Forget ‘ideas’, or making links between them, think about the materiality of concepts and the conditions that can make the material ideational, then make material connections to understand ideational relations.

Yes, Levi’s split objects. I prefer Deleuze’s baroque house. See Hélène Frichot’s essay, “Stealing into Deleuze’s Baroque House” from the edited collection, Deleuze and Space. Beyond superficial reasons such as intellectual fads and the like, I am not sure why OOO is happy to restrict itself to the ontology of objects, when D&G developed a far richer ontology of events.

Anon, I don’t separate epistemology and ontology in practice. Epistemology is not a simple ‘knowing’ of the world but the material conditions of possibility of knowing, too. The conditions of possibility of knowing are necessarily ontological.

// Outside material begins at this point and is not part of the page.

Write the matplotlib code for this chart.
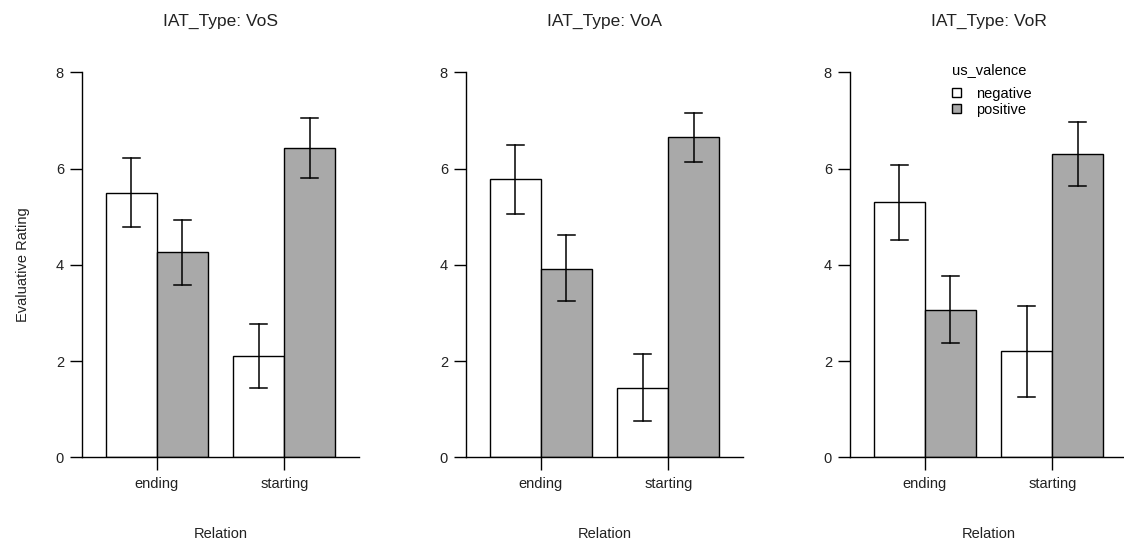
import matplotlib
matplotlib.use("Agg")
import matplotlib.pyplot as plt
from matplotlib.patches import Patch

plt.rcParams['font.family'] = ['Liberation Sans', 'DejaVu Sans']

panels = ["VoS", "VoA", "VoR"]
relations = ["ending", "starting"]
valences = ["negative", "positive"]
colors = {"negative": "white", "positive": "#A9A9A9"}

means = {
    "VoS": {"negative": [5.50, 2.10], "positive": [4.26, 6.42]},
    "VoA": {"negative": [5.78, 1.45], "positive": [3.92, 6.65]},
    "VoR": {"negative": [5.30, 2.20], "positive": [3.07, 6.30]},
}
upper = {
    "VoS": {"negative": [6.22, 2.77], "positive": [4.93, 7.06]},
    "VoA": {"negative": [6.48, 2.14], "positive": [4.61, 7.16]},
    "VoR": {"negative": [6.08, 3.15], "positive": [3.77, 6.97]},
}
lower = {
    "VoS": {"negative": [4.78, 1.43], "positive": [3.57, 5.80]},
    "VoA": {"negative": [5.06, 0.75], "positive": [3.25, 6.14]},
    "VoR": {"negative": [4.52, 1.25], "positive": [2.38, 5.64]},
}
yticks = [0, 2, 4, 6, 8]

W, H = 1124, 542
fig = plt.figure(figsize=(W / 100, H / 100), dpi=100)

lefts = [82, 466, 850]
axw = 277
top_px, bot_px = 72.3, 457.3
bw = 0.4
xl = (-0.585, 1.585)
fs = 10.5

for i, p in enumerate(panels):
    ax = fig.add_axes([lefts[i] / W, 1 - bot_px / H, axw / W, (bot_px - top_px) / H])
    for j, v in enumerate(valences):
        off = -bw / 2 if j == 0 else bw / 2
        xs = [k + off for k in range(len(relations))]
        ax.bar(xs, means[p][v], width=bw, color=colors[v], edgecolor="black",
               linewidth=1.0, zorder=2)
        for k, x in enumerate(xs):
            ax.plot([x, x], [lower[p][v][k], upper[p][v][k]], color="black", lw=1.1, zorder=3)
            for yy in (lower[p][v][k], upper[p][v][k]):
                ax.plot([x - 0.066, x + 0.066], [yy, yy], color="black", lw=1.1, zorder=3)
    ax.set_xlim(*xl)
    ax.set_ylim(0, 8)
    ax.set_xticks(range(len(relations)))
    ax.set_xticklabels(relations)
    ax.set_yticks(yticks)
    ax.set_yticklabels([str(t) for t in yticks])
    for s in ["top", "right"]:
        ax.spines[s].set_visible(False)
    ax.spines["left"].set_linewidth(1.0)
    ax.spines["bottom"].set_linewidth(1.0)
    ax.tick_params(axis="both", direction="out", length=9, width=1.0, labelsize=fs,
                   colors="black", labelcolor="#222222")
    ax.tick_params(axis="x", pad=5)
    ax.tick_params(axis="y", pad=4)
    ax.set_xlabel("Relation", fontsize=fs, labelpad=26, color="#222222")
    ax.set_title(f"IAT_Type: {p}", fontsize=12.5, pad=33.5, color="#222222")
    ax.patch.set_visible(False)
    if i == 0:
        ax.set_ylabel("Evaluative Rating", fontsize=fs, labelpad=18.3, color="#222222")
    if i == 2:
        handles = [Patch(facecolor=colors[v], edgecolor="black", linewidth=1.0) for v in valences]
        leg = ax.legend(handles, valences, title="us_valence", loc="upper left",
                        bbox_to_anchor=((942 - lefts[i]) / axw, 1.051), frameon=False,
                        fontsize=fs, title_fontsize=fs, handlelength=0.6, handleheight=0.6,
                        handletextpad=1.03, labelspacing=0.15, borderpad=0.2)
        leg._legend_box.align = "left"
        leg._legend_box.sep = 7

fig.savefig("out.png", dpi=100)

Additionally, to approach it from the other side, if claims are being made about the world, such claims are also necessarily epistemological, even if they are ontological claims, otherwise they couldn’t be made as such.

3 replies on “Reading D&G: Learning”

  1. I share many of your concerns about OOO and Levi’s particular (but not absolute) tendencies towards the monomaniacal/a-historical, but there really are limits to debate, as D&G often pointed out, so I would suggest building the best (most attractive) baroque house that you can and see who/what comes to roost, rather than trampling on the tinkerings (how better to learn?) of grad-students.

  2. dmf, thank you for your concern. My intention is not to trample on the work of grad students. I hope everyone who reads my blog will appreciate the sentiment of that statement.

    As I have clearly stated, and stated a number of times over now over a number of years, I genuinely do not understand how OOO is a useful approach to much else besides appreciating the simplest of objects. As soon as OOO thinkers attempt to move away from simple objects far more sophisticated methods of analysis are available. Why would any thinker want to restrict themselves in the way that OOO seems to encourage? I find it troubling!

    Levi, yes, a special case. I found his blog far more interesting years ago, before OOO.